SPEAKER_01Two more aspects before we close. You mentioned asking for God's help. Uh, why should men important as they are ask for help from anyone, including Jesus himself?
SPEAKER_00Well, you better ask for help from Jesus because you need it, and he wants you to ask for help. Uh, the beautiful part about uh intimate relationship with Christ is uh, and I always say he's running to you nonstop. God has an open invitation, he wants to hear from you, he wants, and I and I commonly get asked, well, Mike, I don't know how to pray. Just talk. Do you know how to talk? Just talk, you know, just ask him to sit with you. Um the power of asking for help f uh from other people uh as well is and I've I've started wording it this way: you will never know what's on the other side of the ask if you never ask. What would be lost if you didn't ask? Could it be a relationship? Could it be money? Could it be a house? Could it be, you know, all these things. And so one of the things that I've commonly seen men do is that we suppress our feelings, we suppress our emotions. And we think that we'll figure it all out on our own, but I have news for you you don't typically find it out on your own. And asking for help is not a position of weakness, it is actually a position of strength where you can seek out wisdom from another person, another man. And you can gain that wisdom. And I gotta tell you, at this point in my life, when I get wisdom from somebody, I can't run out into the world. World fast enough to pass it on. It's exciting to me to gain that wisdom and that knowledge so that I can pass it on and help people better their best. And I think that asking for help and asking questions are two of the most powerful things that a man can do in his life.
SPEAKER_01As we end, as we come to the end of this podcast, what is your final message for people especially who feels uh they don't really need to ask for help?

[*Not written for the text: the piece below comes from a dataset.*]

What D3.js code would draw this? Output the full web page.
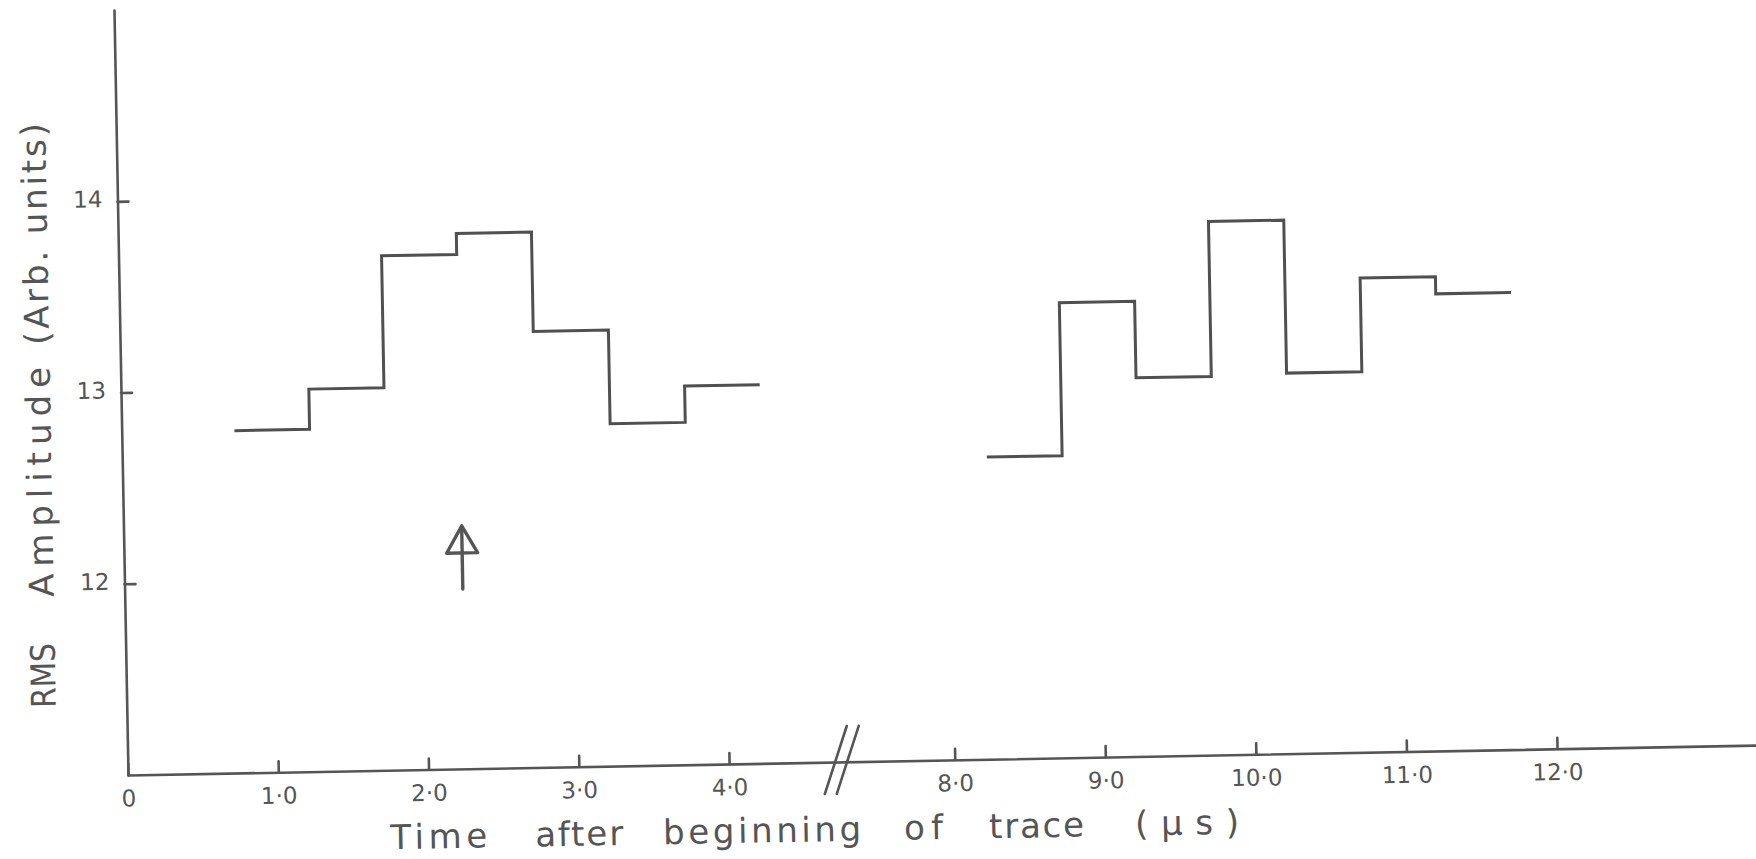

SPEAKER_00Just give it a shot. Give it a shot. Is there an area in your life where you don't feel like you're performing your best? And is there somebody that you can go to that is experiencing success in that area? You know, you want to get, you will become the people that you surround yourself with. And I begin to, I've always known that to be true, but I have found that to be more and more and more. You will become the person that you surround yourself with. Your goal is to get around people that are now hear this better than you. They will lift you up and you will improve and develop and become a better person as a result of getting around those people. And guess what happens when you do that? You get to pass it on too.
SPEAKER_01Thank you so much. It's been a pleasure hosting you on the World Days of Reconciliation podcast. You're always welcome.
SPEAKER_00God bless. Thank you, Emmanuel.